I immediately chucked our favorite villain off the raft.  Poor Palladia-Mors was the early favorite, given that there are nearly no builds for it.  Arcades Sabboth had some sentimental value to me because it was the first one I built; it eventually became my first draft of Phelddagrif.  I thought about trying to make some kind of Lure deck with Chromium to take advantage of rampage, but there was no real support without jumping through way too many hoops, so it went away.  I’m a Jundaholic, so Vaevictis Asmadi was immediately attractive.  I focused on the abilities of each the remaining Elder Dragon:

  • Arcades Sabboth:  Castle
  • Palladia-Mors:  Trample
  • Vaevictis Asmadi:  Firebreathing (in three colors)

There certainly weren’t any tie-breakers there, although I was still leading Jundward, since it fits my relatively aggressive nature.  What got me out of the quagmire was looking at which M19 version of these legends I’d prefer to play with.  That cemented Jund.  Vaevictis Asmadi, the Dire’s ability is simply more interesting than the build-around of Arcades, the Strategist or Palladia-Mors, the Ruiner

Clearly the next question is how to make it interesting and not just another Jund good stuff deck.  I already have a Kaarthus, Tyrant of Jund Dragons deck, so that’s out thematically.  After poring over a number of options, I decided on a path.  Taking the two Vaevictis versions as a template, the idea is to use Jund’s inherent destruction capability to clear the way for original Vaevictis to swing through for commander damage kills—not quite Voltron, but with some elements of it.  We’re particularly interested in killing other players’ flying creatures, or at least neutering them as blockers.  Putting in as many old-border cards as is reasonable is also a design restriction.  Here’s the list:

I’d rate the power of the deck about a 6, and it’s quite intentionally a Tammy/Timmy piece, throwing back to the format’s earliest days.  It’s a little top-heavy, certainly not going to kill anyone early, and will take some time to get rolling.  It’s probably best for your durdlier environment, your classic Commander battlecruiser style game.  It can have some big, fat turns, but you’ll spend some time getting there.

The whole idea is to be able to get out the commander and potentially kill in two hits, with either pumps from Sword of Light and Shadow or Sword of Fire and Ice combined with its own Firebreathing, or maybe that Braid of Fire that you’ve had going a while. 
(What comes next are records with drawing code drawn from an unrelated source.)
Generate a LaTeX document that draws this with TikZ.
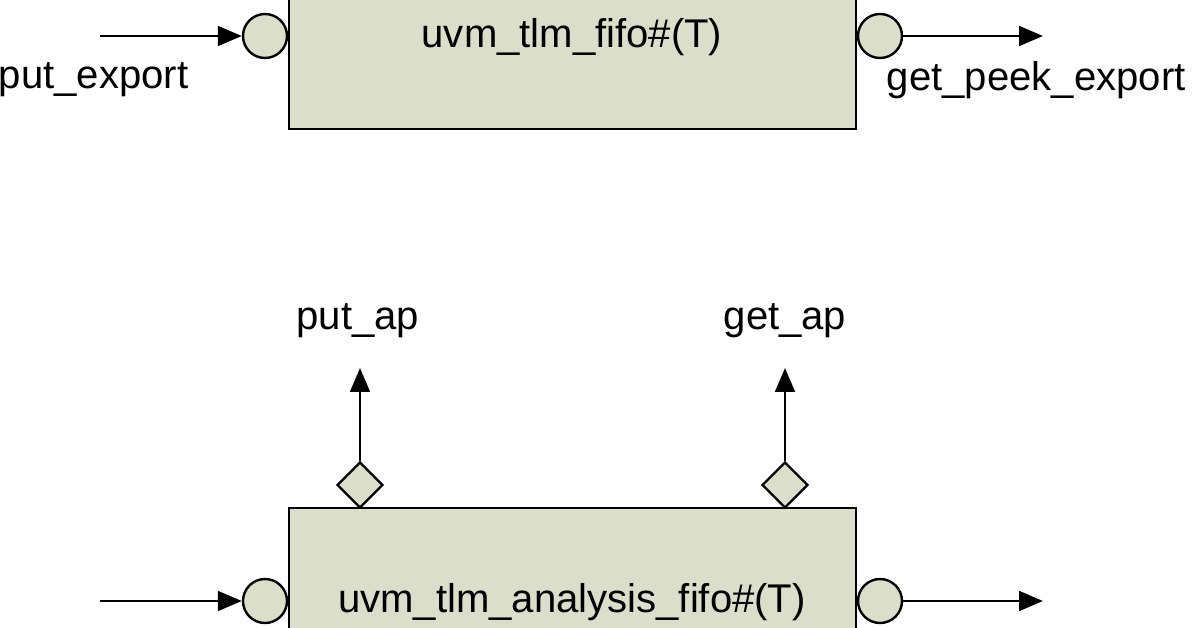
\documentclass[tikz,border=0pt]{standalone}
\usepackage{fontspec}
\setmainfont{Liberation Sans}
\usetikzlibrary{shapes.geometric,arrows.meta}
\definecolor{boxfill}{RGB}{218,222,202}
\begin{document}
\begin{tikzpicture}[x=0.025cm,y=-0.025cm,
  box/.style={draw,line width=1.9pt,fill=boxfill},
  port/.style={circle,draw,line width=1.7pt,fill=boxfill,minimum size=44*0.025cm,inner sep=0},
  ap/.style={diamond,draw,line width=1.7pt,fill=boxfill,minimum size=46*0.025cm,inner sep=0},
  arr/.style={line width=1.9pt,-{Triangle[length=17pt,width=14pt]}},
  lbl/.style={font=\fontsize{28.5}{33}\selectfont}]
\useasboundingbox (0,0) rectangle (1200,628);
\begin{scope}
\clip (0,0) rectangle (1200,628);
\draw[box] (289,-20) rectangle (856,129);
\node[lbl] (t1) at (572,37) {uvm\_tlm\_fifo\#(T)};
\node[port] (p1) at (265,36) {};
\node[port] (g1) at (880,36) {};
\coordinate (s1) at (100,36);
\coordinate (e1) at (1043,36);
\draw[arr] (s1) -- (p1);
\draw[arr] (g1) -- (e1);
\node[lbl,anchor=west] (l1) at (-6,80) {put\_export};
\node[lbl,anchor=west] (l2) at (882,80) {get\_peek\_export};

\draw[box] (289,508) rectangle (856,700);
\node[lbl] (t2) at (572,602) {uvm\_tlm\_analysis\_fifo\#(T)};
\node[ap] (d1) at (360,485) {};
\node[ap] (d2) at (785,485) {};
\node[port] (p2) at (265,601) {};
\node[port] (g2) at (880,601) {};
\coordinate (s2) at (100,601);
\coordinate (e2) at (1043,601);
\draw[arr] (s2) -- (p2);
\draw[arr] (g2) -- (e2);
\coordinate (u1) at (360,368);
\coordinate (u2) at (785,368);
\draw[arr] (d1) -- (u1);
\draw[arr] (d2) -- (u2);
\node[lbl] (a1) at (358,321) {put\_ap};
\node[lbl] (a2) at (785,321) {get\_ap};
\end{scope}
\end{tikzpicture}
\end{document}
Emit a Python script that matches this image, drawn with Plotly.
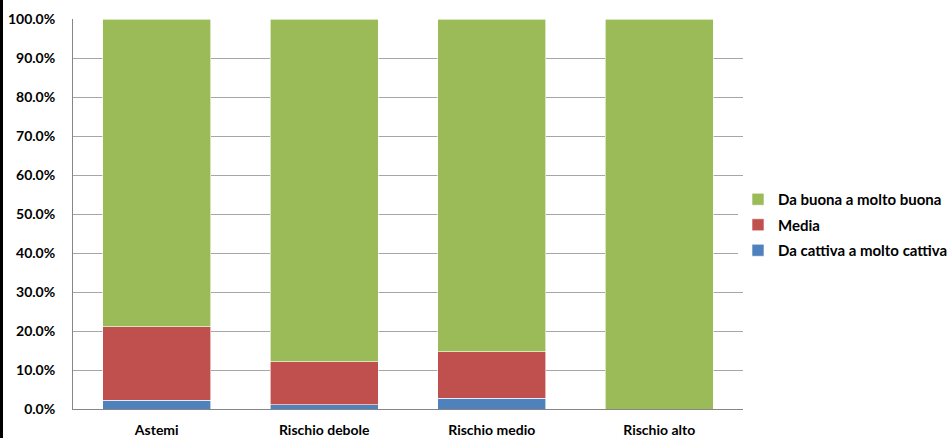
import plotly.graph_objects as go

categories = ["Astemi", "Rischio debole", "Rischio medio", "Rischio alto"]
cattiva = [2.3, 1.1, 2.7, 0.0]
media = [18.8, 11.0, 12.0, 0.0]
buona = [78.9, 87.9, 85.3, 100.0]

series = [
    ("Da cattiva a molto cattiva", cattiva, "#4F81BD"),
    ("Media", media, "#C0504D"),
    ("Da buona a molto buona", buona, "#9BBB59"),
]

fig = go.Figure()
for i, (name, vals, col) in enumerate(series):
    fig.add_trace(go.Bar(
        x=categories, y=vals, name=name, legendgroup=f"g{i}",
        legendrank=1000 - i,
        marker=dict(color=col, line=dict(color="white", width=0.6)),
    ))

W, H = 952, 438
L, R, T, B = 73, 209, 19, 29
pw, ph = W - L - R, H - T - B

tf = dict(family="Lato, sans-serif", size=14, color="black", weight="bold")
fig.update_layout(
    width=W, height=H,
    margin=dict(l=L, r=R, t=T, b=B, autoexpand=False),
    barmode="stack", bargap=0.355,
    paper_bgcolor="white", plot_bgcolor="white",
    font=tf,
    showlegend=True,
    legend=dict(x=(738 - L) / pw, y=(409 - 225) / ph, xanchor="left", yanchor="middle",
                traceorder="grouped",
                font=dict(family="Lato, sans-serif", size=15, color="black", weight="bold"),
                tracegroupgap=3, itemwidth=30),
    xaxis=dict(showgrid=False, showline=True, linecolor="#868686", linewidth=1,
               ticks="", tickfont=tf, automargin=False, ticklabelstandoff=8),
    yaxis=dict(range=[0, 100], dtick=10, tickformat=".1f", ticksuffix="%",
               showgrid=True, gridcolor="#A6A6A6", gridwidth=1,
               showline=True, linecolor="#868686", linewidth=1,
               ticks="", ticklabelstandoff=14, automargin=False,
               tickfont=tf, zeroline=False),
)

fig.add_shape(type="line", xref="paper", yref="paper",
              x0=(1.5 - L) / pw, x1=(1.5 - L) / pw,
              y0=-B / ph, y1=1 + T / ph,
              line=dict(color="black", width=3))

fig.write_html("out.html", config={"displayModeBar": False},
               post_script="document.body.style.margin='0';document.body.style.overflow='hidden';")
After some ramp, the deck wants to just get the flying chaff out of the way so that Vaevictis Asmadi can dominate the skies.  The creature killers, like Big Game Hunter, Bone Shredder, Patron of the Vein, and Noxious Gearhulk, want to take out big flyers.  Avatar of Woe is another intentional nod to the format’s ancient days, when it was a complete house.  It’s fallen out of favor lately, but that seems undeserved.  Thundermaw Hellkite is a way to tap them for a turn in order to get in. 

There’s some possibility that you could make Vaevictis large enough before combat to get in a one-shot via Xenagos, God of RevelsMatsu-Tribe Sniper will move something out of the way or combine with Basilisk Collar to eliminate it altogether.  Arashi, the Sky Asunder can also be combined with Basilisk Collar to similar effect.  War Cadence makes a fair amount of blocking kind of awkward, especially if you need something to sink Braid of Fire into. 

There are two alternate win conditions.  One is a big Comet Storm, possibly via Braid of Fire, although not necessarily so.  The second is Insurrection, which will both clear the path and give you extra bits of damage, which should certainly be enough to finish off any stragglers. 


Commander has a bright future.  Even if that future looks quite different from the past, we can look at the olden days to get a sense of how things were and why we fell in love with the format in the first place.  It was all about being huge and unstoppable.  Things may have changed to a somewhat tighter format, but the fun of that style surely hasn’t gone away.